The dark dimension, proton decay, and the length of the M-theory interval
Mario Reig, Ignacio Ruiz
TL;DR
This work asks whether a micron-scale dark dimension can arise in the strong-coupling limit of heterotic M-theory. It combines full 11d warped flux-compactification analyses with an effective 5d description to bound the M-theory interval length from proton-decay constraints, using parameters like the instanton number $Q$ and warp factors. The main finding is a robust upper bound $R \lesssim \mathcal{O}(10^{-28})$ m (with possible tightening under warping), which rules out the dark-dimension realization in this class of GUT-like models.
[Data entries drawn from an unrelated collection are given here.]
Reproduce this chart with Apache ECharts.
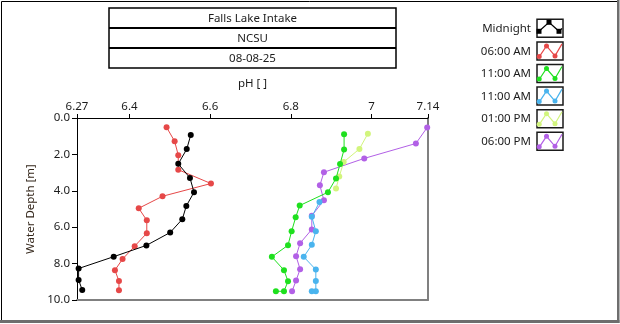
<!DOCTYPE html>
<html>
<head>
<meta charset="utf-8">
<script src="https://cdn.jsdelivr.net/npm/echarts@6/dist/echarts.min.js"></script>
<style>
  html, body { margin: 0; padding: 0; background: #fff; }
  #chart { width: 620px; height: 324px; }
</style>
</head>
<body>
<div id="chart"></div>
<script>
// Header lines
const titleLines = ['Falls Lake Intake', 'NCSU', '08-08-25'];

// pH axis tick labels
const phTicks = [6.27, 6.4, 6.6, 6.8, 7, 7.14];

// Profile names (legend) and colours
const seriesNames = ['Midnight', '06:00 AM', '11:00 AM', '11:00 AM', '01:00 PM', '06:00 PM'];
const seriesColors = ['#000000', '#e64848', '#1ee01e', '#4ab4ee', '#d2f57d', '#b260e6'];

// Depth [m] and pH for each profile
const midnightDepth = [0.93, 1.71, 2.52, 3.29, 4.08, 4.83, 5.56, 6.29, 7.0, 7.62, 8.27, 8.9, 9.45];
const midnightPH    = [6.552, 6.542, 6.521, 6.550, 6.560, 6.541, 6.531, 6.501, 6.442, 6.361, 6.274, 6.274, 6.283];

const am6Depth = [0.51, 1.28, 2.04, 2.84, 3.6, 4.3, 4.96, 5.62, 6.33, 7.04, 7.75, 8.36, 8.96, 9.47];
const am6PH    = [6.492, 6.512, 6.521, 6.521, 6.602, 6.482, 6.423, 6.443, 6.443, 6.413, 6.383, 6.364, 6.374, 6.374];

const am11aDepth = [0.89, 1.73, 2.53, 3.32, 4.08, 4.81, 5.46, 6.22, 6.99, 7.63, 8.36, 8.97, 9.52, 9.52];
const am11aPH    = [6.932, 6.932, 6.922, 6.912, 6.892, 6.822, 6.812, 6.802, 6.793, 6.753, 6.783, 6.793, 6.783, 6.763];

const am11bDepth = [4.62, 5.43, 6.22, 6.97, 7.63, 8.33, 8.96, 9.52, 9.52];
const am11bPH    = [6.871, 6.852, 6.862, 6.852, 6.832, 6.862, 6.862, 6.862, 6.852];

const pm1Depth = [0.86, 1.70, 2.42, 3.22, 3.87];
const pm1PH    = [6.991, 6.970, 6.931, 6.920, 6.912];

const pm6Depth = [0.52, 1.40, 2.22, 2.98, 3.70, 4.52, 5.37, 6.12, 6.88, 7.59, 8.31, 8.93, 9.52];
const pm6PH    = [7.138, 7.110, 6.982, 6.882, 6.872, 6.882, 6.852, 6.852, 6.823, 6.813, 6.823, 6.813, 6.803];

const profiles = [
  [midnightPH, midnightDepth],
  [am6PH, am6Depth],
  [am11aPH, am11aDepth],
  [am11bPH, am11bDepth],
  [pm1PH, pm1Depth],
  [pm6PH, pm6Depth]
];

const FONT = '"Noto Sans", "Open Sans", sans-serif';
const FS = 11.5;
const TEXT = '#1c1c1c';

const chart = echarts.init(document.getElementById('chart'), null, { renderer: 'canvas' });

const series = profiles.map((p, i) => ({
  name: seriesNames[i],
  type: 'line',
  xAxisIndex: 0,
  yAxisIndex: 0,
  data: p[0].map((v, k) => [v, p[1][k]]),
  symbol: 'circle',
  symbolSize: 6,
  showSymbol: true,
  clip: false,
  lineStyle: { color: seriesColors[i], width: 1 },
  itemStyle: { color: seriesColors[i] },
  emphasis: { disabled: true },
  z: 10 - i
}));

// ---- header boxes ----
const graphics = [];
const hx = 109, hw = 287, hy = 8, rowH = 20;
graphics.push({
  type: 'rect', shape: { x: hx, y: hy, width: hw, height: rowH * 3 },
  style: { fill: '#fff', stroke: '#000', lineWidth: 1.5 }
});
for (let r = 1; r < 3; r++) {
  graphics.push({
    type: 'line', shape: { x1: hx, y1: hy + rowH * r, x2: hx + hw, y2: hy + rowH * r },
    style: { stroke: '#000', lineWidth: 2.2 }
  });
}
titleLines.forEach((t, r) => {
  graphics.push({
    type: 'text', x: hx + hw / 2, y: hy + rowH * r + rowH / 2 + 0.5,
    style: { text: t, fill: TEXT, font: FS + 'px ' + FONT, align: 'center', verticalAlign: 'middle' }
  });
});

// ---- legend with zigzag swatches ----
const lgTop = 28.3, lgStep = 22.6, boxX = 537, boxW = 26, boxH = 18;
seriesNames.forEach((name, i) => {
  const cy = lgTop + i * lgStep;
  const by = cy - boxH / 2;
  graphics.push({
    type: 'text', x: 531, y: cy + 0.5,
    style: { text: name, fill: TEXT, font: FS + 'px ' + FONT, align: 'right', verticalAlign: 'middle' }
  });
  graphics.push({
    type: 'rect', shape: { x: boxX, y: by, width: boxW, height: boxH },
    style: { fill: '#fff', stroke: '#1a1a1a', lineWidth: 1.5 }
  });
  const col = seriesColors[i];
  let pts, marks, shape;
  if (i === 0) {
    pts = [[boxX + 2, by + 12], [boxX + 12, by + 3], [boxX + 22, by + 12], [boxX + 25, by + 9]];
    marks = [pts[0], pts[1], pts[2]];
    shape = 'rect';
  } else {
    pts = [[boxX + 1.5, by + 16], [boxX + 9.5, by + 4], [boxX + 18, by + 14], [boxX + 25, by + 2]];
    marks = [[boxX + 2.2, by + 14.5], pts[1], pts[2]];
    shape = 'circle';
  }
  graphics.push({
    type: 'polyline', shape: { points: pts },
    style: { stroke: col, lineWidth: 1.2, fill: null }
  });
  marks.forEach(m => {
    if (shape === 'rect') {
      graphics.push({ type: 'rect', shape: { x: m[0] - 2.5, y: m[1] - 2.5, width: 5, height: 5 }, style: { fill: col } });
    } else {
      graphics.push({ type: 'circle', shape: { cx: m[0], cy: m[1], r: 2.5 }, style: { fill: col } });
    }
  });
});

// ---- outer frame ----
graphics.push({ type: 'line', shape: { x1: 1.5, y1: 1.5, x2: 617, y2: 1.5 }, style: { stroke: '#000', lineWidth: 1 } });
graphics.push({ type: 'line', shape: { x1: 1.5, y1: 1.5, x2: 1.5, y2: 321 }, style: { stroke: '#000', lineWidth: 1 } });
graphics.push({ type: 'rect', shape: { x: 617, y: 0, width: 2.5, height: 323 }, style: { fill: '#6e6e6e' } });
graphics.push({ type: 'rect', shape: { x: 0, y: 320, width: 619.5, height: 3 }, style: { fill: '#6e6e6e' } });

const option = {
  animation: false,
  backgroundColor: '#ffffff',
  grid: { left: 77, top: 118, right: 192, bottom: 24, containLabel: false },
  xAxis: [
    {
      type: 'value', position: 'top', min: 6.27, max: 7.14,
      name: 'pH [ ]', nameLocation: 'middle', nameGap: 28,
      nameTextStyle: { color: TEXT, fontSize: FS, fontFamily: FONT },
      axisLine: { show: true, onZero: false, lineStyle: { color: '#000', width: 1 } },
      axisTick: { show: true, inside: false, length: 4, customValues: phTicks, lineStyle: { color: '#000' } },
      axisLabel: {
        show: true, customValues: phTicks, margin: 5,
        color: TEXT, fontSize: FS, fontFamily: FONT,
        formatter: v => String(v)
      },
      splitLine: { show: false }
    },
    {
      type: 'value', position: 'bottom', min: 6.27, max: 7.14,
      axisLine: { show: true, onZero: false, lineStyle: { color: '#808080', width: 2 } },
      axisTick: { show: false }, axisLabel: { show: false }, splitLine: { show: false }
    }
  ],
  yAxis: [
    {
      type: 'value', inverse: true, min: 0, max: 10, interval: 2,
      name: 'Water Depth [m]', nameLocation: 'middle', nameGap: 40, nameRotate: 90,
      nameTextStyle: { color: '#33261a', fontSize: FS, fontFamily: FONT },
      axisLine: { show: true, onZero: false, lineStyle: { color: '#000', width: 1 } },
      axisTick: { show: true, inside: false, length: 5, lineStyle: { color: '#000' } },
      axisLabel: {
        show: true, margin: 7, color: TEXT, fontSize: FS, fontFamily: FONT,
        formatter: v => v.toFixed(1)
      },
      splitLine: { show: false }
    },
    {
      type: 'value', position: 'right', inverse: true, min: 0, max: 10,
      axisLine: { show: true, onZero: false, lineStyle: { color: '#808080', width: 2 } },
      axisTick: { show: false }, axisLabel: { show: false }, splitLine: { show: false }
    }
  ],
  series: series,
  graphic: graphics
};

chart.setOption(option);
</script>
</body>
</html>
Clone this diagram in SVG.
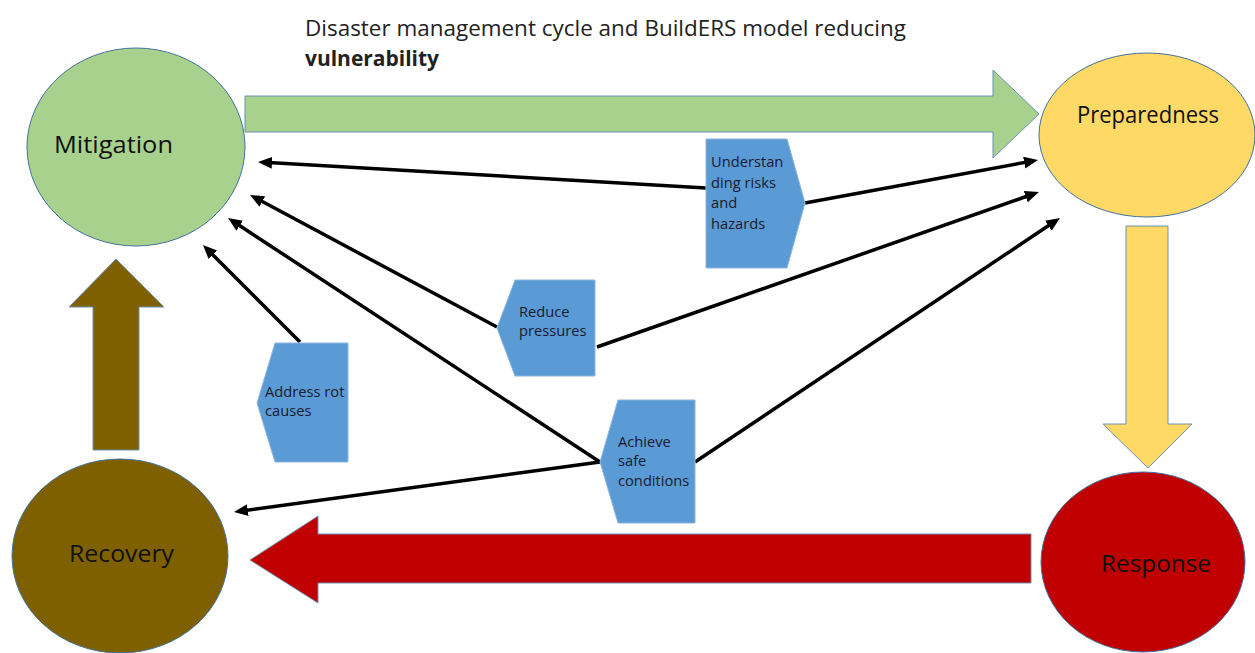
<svg xmlns="http://www.w3.org/2000/svg" width="1255" height="653" viewBox="0 0 1255 653">
  <style>
    .phase { stroke: #41719C; stroke-width: 1; }
    .big { stroke: #6D8FB3; stroke-width: 1; }
    .lbl { font-family: "Open Sans", "Liberation Sans", sans-serif; font-size: 23px; fill: #111; }
    .tag { fill: #5B9BD5; stroke: #8FB4DE; stroke-width: 1; }
    .tagtxt { font-family: "Open Sans", "Liberation Sans", sans-serif; font-size: 14.7px; fill: #1A1A2E; }
    .link { stroke: #000; stroke-width: 3.5; fill: none; marker-end: url(#head); }
    .title { font-family: "Open Sans", "Liberation Sans", sans-serif; font-size: 21px; fill: #222; }
  </style>
  <defs>
    <marker id="head" markerUnits="userSpaceOnUse" markerWidth="16" markerHeight="14" refX="8" refY="6" orient="auto">
      <path d="M0,0 L14,6 L0,12 Z" fill="#000"/>
    </marker>
  </defs>
  <rect width="1255" height="653" fill="#fff"/>

  <!-- heading -->
  <text class="title" x="305" y="36" textLength="601" lengthAdjust="spacingAndGlyphs">Disaster management cycle and BuildERS model reducing</text>
  <text class="title" x="305" y="66" font-weight="bold" textLength="134" lengthAdjust="spacingAndGlyphs">vulnerability</text>

  <!-- cycle arrows between phases -->
  <g id="cycle">
    <path class="big" fill="#A9D18E" d="M245,96 L993,96 L993,70 L1039,114 L993,158 L993,132 L245,132 Z"/>
    <path class="big" fill="#FFD966" d="M1126,226 L1168,226 L1168,424 L1192,424 L1148,468 L1103,424 L1126,424 Z"/>
    <path class="big" fill="#C00000" d="M1031,534 L318,534 L318,516 L250,560 L318,603 L318,583 L1031,583 Z"/>
    <path class="big" fill="#7F6000" d="M93,450 L93,307 L69,307 L116,259 L164,307 L139,307 L139,450 Z"/>
  </g>

  <!-- phases -->
  <g id="mitigation">
    <ellipse class="phase" cx="136" cy="147" rx="109" ry="99" fill="#A9D18E"/>
    <text class="lbl" x="54" y="153" textLength="119" lengthAdjust="spacingAndGlyphs">Mitigation</text>
  </g>
  <g id="preparedness">
    <ellipse class="phase" cx="1147" cy="135" rx="108" ry="82" fill="#FFD966"/>
    <text class="lbl" x="1077" y="123" textLength="142" lengthAdjust="spacingAndGlyphs">Preparedness</text>
  </g>
  <g id="response">
    <ellipse class="phase" cx="1143" cy="562" rx="102" ry="90" fill="#C00000"/>
    <text class="lbl" x="1101" y="572" textLength="110" lengthAdjust="spacingAndGlyphs">Response</text>
  </g>
  <g id="recovery">
    <ellipse class="phase" cx="120" cy="556" rx="108" ry="97" fill="#7F6000"/>
    <text class="lbl" x="69" y="562" textLength="105" lengthAdjust="spacingAndGlyphs">Recovery</text>
  </g>

  <!-- BuildERS connectors -->
  <g id="connectors">
    <line class="link" x1="706" y1="188" x2="264" y2="162.3"/>
    <line class="link" x1="805" y1="203" x2="1032.1" y2="161.1"/>
    <line class="link" x1="497" y1="327" x2="255.3" y2="197.8"/>
    <line class="link" x1="597" y1="347" x2="1033.3" y2="194"/>
    <line class="link" x1="300" y1="342" x2="207.2" y2="249.2"/>
    <line class="link" x1="600" y1="462" x2="233" y2="221.3"/>
    <line class="link" x1="600" y1="462" x2="239.9" y2="511.2"/>
    <line class="link" x1="695" y1="462" x2="1055" y2="221.3"/>
  </g>

  <!-- BuildERS actions -->
  <g id="understanding">
    <path class="tag" d="M706,139 L787,139 L805,203 L787,268 L706,268 Z"/>
    <text class="tagtxt" x="711" y="167">Understan</text>
    <text class="tagtxt" x="711" y="188">ding risks</text>
    <text class="tagtxt" x="711" y="208">and</text>
    <text class="tagtxt" x="711" y="229">hazards</text>
  </g>
  <g id="reduce">
    <path class="tag" d="M515,280 L595,280 L595,376 L515,376 L497,328 Z"/>
    <text class="tagtxt" x="519" y="317">Reduce</text>
    <text class="tagtxt" x="519" y="336">pressures</text>
  </g>
  <g id="address">
    <path class="tag" d="M275,343 L348,343 L348,462 L275,462 L257,403 Z"/>
    <text class="tagtxt" x="265" y="397">Address rot</text>
    <text class="tagtxt" x="265" y="416">causes</text>
  </g>
  <g id="achieve">
    <path class="tag" d="M618,400 L695,400 L695,523 L618,523 L600,462 Z"/>
    <text class="tagtxt" x="618" y="447">Achieve</text>
    <text class="tagtxt" x="618" y="466">safe</text>
    <text class="tagtxt" x="618" y="486">conditions</text>
  </g>
</svg>
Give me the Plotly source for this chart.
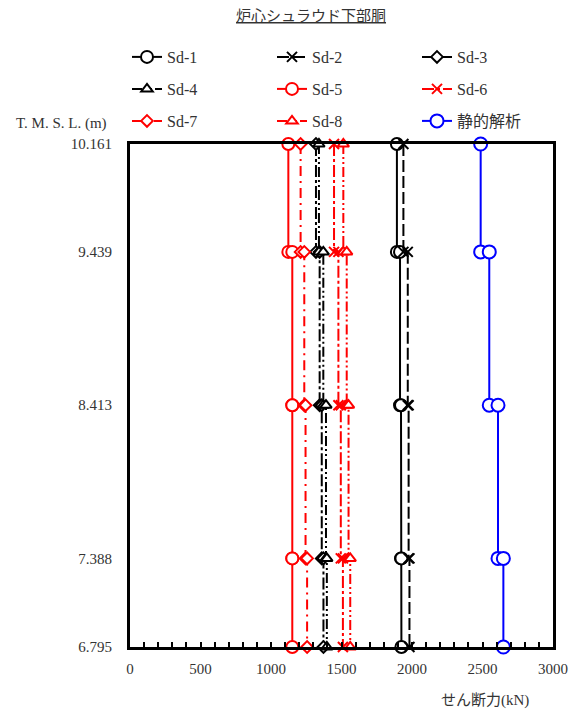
import plotly.graph_objects as go

# Elevation levels (T.M.S.L., m)
levels = [10.161, 9.439, 8.413, 7.388, 6.795]
level_labels = ["10.161", "9.439", "8.413", "7.388", "6.795"]

# Shear force (kN) per segment (top to bottom)
sd1 = [1893, 1915, 1922, 1925]
sd2 = [1939, 1970, 1976, 1982]
sd3 = [1319, 1345, 1360, 1372]
sd4 = [1340, 1371, 1390, 1396]
sd5 = [1123, 1151, 1151, 1151]
sd6 = [1447, 1478, 1495, 1510]
sd7 = [1210, 1236, 1245, 1256]
sd8 = [1513, 1537, 1550, 1562]
static = [2487, 2548, 2610, 2648]

names = ["Sd-1", "Sd-2", "Sd-3", "Sd-4", "Sd-5", "Sd-6", "Sd-7", "Sd-8", "静的解析"]
series = [sd1, sd2, sd3, sd4, sd5, sd6, sd7, sd8, static]

styles = [
    dict(color="black", dash="solid", symbol="circle", size=12),
    dict(color="black", dash="12px,4px", symbol="x-thin-open", size=10),
    dict(color="black", dash="12px,3px,3px,3px", symbol="diamond", size=9),
    dict(color="black", dash="10px,3px,2px,3px,2px,3px", symbol="triangle-up", size=10),
    dict(color="red", dash="solid", symbol="circle", size=12),
    dict(color="red", dash="12px,3px,3px,3px", symbol="x-thin-open", size=10),
    dict(color="red", dash="10px,5px,2px,5px", symbol="diamond", size=9),
    dict(color="red", dash="10px,3px,2px,3px,2px,3px", symbol="triangle-up", size=10),
    dict(color="blue", dash="solid", symbol="circle", size=13),
]

SERIF = "Liberation Serif, Noto Sans CJK JP"
legend_ids = ["legend", "legend2", "legend3"]
row_centers_px = [57, 89, 121]

fig = go.Figure()
for k, (name, seg, st) in enumerate(zip(names, series, styles)):
    xs, ys = [], []
    for i, v in enumerate(seg):
        xs += [v, v]
        ys += [levels[i], levels[i + 1]]
    fill = st["color"] if st["symbol"].startswith("x") else "white"
    fig.add_trace(go.Scatter(
        x=xs, y=ys, name=name, mode="lines+markers", cliponaxis=False,
        legend=legend_ids[k // 3],
        line=dict(color=st["color"], width=2, dash=st["dash"]),
        marker=dict(symbol=st["symbol"], size=st["size"], color=fill,
                    line=dict(color=st["color"], width=2)),
    ))

def legend_cfg(ypx):
    return dict(orientation="h", x=(127 - 130) / 423, xanchor="left",
                y=1 + (144 - ypx) / 503, yanchor="middle",
                entrywidth=100, entrywidthmode="pixels", traceorder="normal",
                font=dict(family=SERIF, size=16, color="#333"),
                bgcolor="rgba(0,0,0,0)")

fig.update_layout(
    width=571, height=714,
    margin=dict(l=130, r=18, t=144, b=67, autoexpand=False),
    plot_bgcolor="white", paper_bgcolor="white",
    font=dict(family=SERIF, size=15, color="#333"),
    showlegend=True,
    legend=legend_cfg(row_centers_px[0]),
    legend2=legend_cfg(row_centers_px[1]),
    legend3=legend_cfg(row_centers_px[2]),
    xaxis=dict(range=[0, 3000], dtick=500, showgrid=False, zeroline=False,
               ticks="inside", ticklen=5, tickwidth=2, tickcolor="black",
               minor=dict(dtick=100, ticks="inside", ticklen=5, tickwidth=2, tickcolor="black"),
               showline=True, linewidth=3, linecolor="black", mirror=True,
               ticklabelstandoff=6,
               tickfont=dict(family=SERIF, size=15, color="#333")),
    yaxis=dict(range=[levels[-1], levels[0]], tickvals=levels, ticktext=level_labels,
               showgrid=False, zeroline=False, ticks="", ticklabelstandoff=12,
               showline=True, linewidth=3, linecolor="black", mirror=True,
               tickfont=dict(family=SERIF, size=15, color="#333")),
    annotations=[
        dict(text="<u>炉心シュラウド下部胴</u>", xref="paper", yref="paper",
             x=(311 - 130) / 423, y=1 + (144 - 16) / 503, xanchor="center", yanchor="middle",
             showarrow=False, font=dict(family=SERIF, size=15, color="#333")),
        dict(text="T. M. S. L. (m)", xref="paper", yref="paper",
             x=(14 - 130) / 423, y=1 + (144 - 124) / 503, xanchor="left", yanchor="middle",
             showarrow=False, font=dict(family=SERIF, size=15, color="#333")),
        dict(text="せん断力(kN)", xref="paper", yref="paper",
             x=(485 - 130) / 423, y=-(700 - 647) / 503, xanchor="center", yanchor="middle",
             showarrow=False, font=dict(family=SERIF, size=15, color="#333")),
    ],
)

fig.write_html("out.html", config={"displayModeBar": False},
               post_script="document.body.style.margin='0';document.body.style.overflow='hidden';")
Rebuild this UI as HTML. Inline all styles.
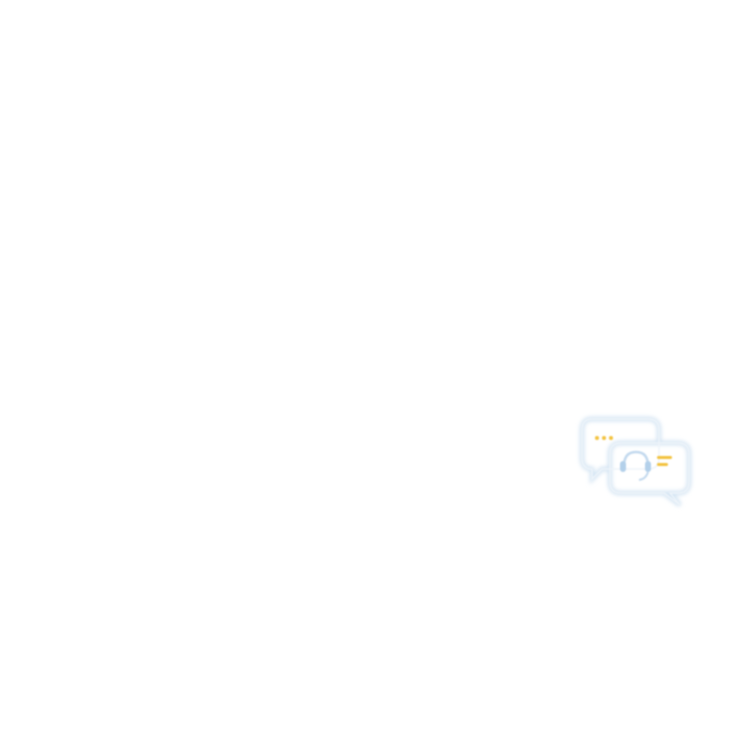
<!DOCTYPE html>
<html><head><style>html,body{margin:0;background:#fff;width:750px;height:750px;overflow:hidden}</style></head>
<body>
<svg width="750" height="750" viewBox="0 0 750 750" xmlns="http://www.w3.org/2000/svg">
<defs><filter id="g" x="-20%" y="-20%" width="140%" height="140%"><feGaussianBlur stdDeviation="2"/></filter>
<filter id="s"><feGaussianBlur stdDeviation="0.7"/></filter></defs>
<g filter="url(#g)" fill="none" stroke="#d3e4f3" stroke-width="4.5">
<path d="M592 419 H648 Q659 419 659 430 V458 Q659 469 648 469 H602 L592 479 V469 Q582 469 582 458 V430 Q582 419 592 419 Z"/>
<path d="M621 443 H678 Q689 443 689 454 V482 Q689 493 678 493 H670 L680 505 L664 493 H621 Q610 493 610 482 V454 Q610 443 621 443 Z" fill="#fff"/>
</g>
<g filter="url(#s)" fill="none" stroke="#eef4fa" stroke-width="1.5">
<path d="M592 419 H648 Q659 419 659 430 V458 Q659 469 648 469 H602 L592 479 V469 Q582 469 582 458 V430 Q582 419 592 419 Z"/>
<path d="M621 443 H678 Q689 443 689 454 V482 Q689 493 678 493 H670 L680 505 L664 493 H621 Q610 493 610 482 V454 Q610 443 621 443 Z"/>
</g>
<g filter="url(#s)">
<circle cx="597" cy="438" r="2" fill="#f3c23c"/><circle cx="604" cy="438" r="2" fill="#f3c23c"/><circle cx="611" cy="438" r="2" fill="#f3c23c"/>
<rect x="657" y="456" width="15" height="3" rx="1.5" fill="#f3c23c"/><rect x="657" y="463" width="11" height="3" rx="1.5" fill="#f3c23c"/>
<path d="M624 466 Q624 452 636 452 Q648 452 648 466" fill="none" stroke="#c2d9ee" stroke-width="2.5"/>
<rect x="620" y="461" width="6" height="11" rx="3" fill="#b3d0ea"/>
<rect x="645" y="461" width="6" height="11" rx="3" fill="#b3d0ea"/>
<path d="M648 472 Q646 479 639 480" fill="none" stroke="#c2d9ee" stroke-width="2"/>
</g>
</svg>
</body></html>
Consequently, if short-distance deviations from Newtonian gravity are observed, viable string completions would likely have to be non-GUT-like (e.g., solitonic GUTs, F-theory GUTs, or non-unified brane setups). Hyper-Kamiokande prospects could further strengthen the bound, highlighting a strong tension between dark dimensions and proton-decay constraints in these frameworks.
Abstract
The existence of a large extra dimension in which only gravity propagates would have spectacular consequences for cosmology and laboratory experiments. In the strong coupling limit of the $E_8\times E_8$ heterotic string theory, the gauge and matter fields live at the end of the eleventh dimension, which becomes a natural candidate for a micron-size \textit{dark dimension}. In this work, however, we show that the length of the M-theory interval is severely constrained by proton decay searches. Our results indicate that in such constructions the size of the eleventh dimension is $R\lesssim \mathcal{O}(10^{-28})$ meters.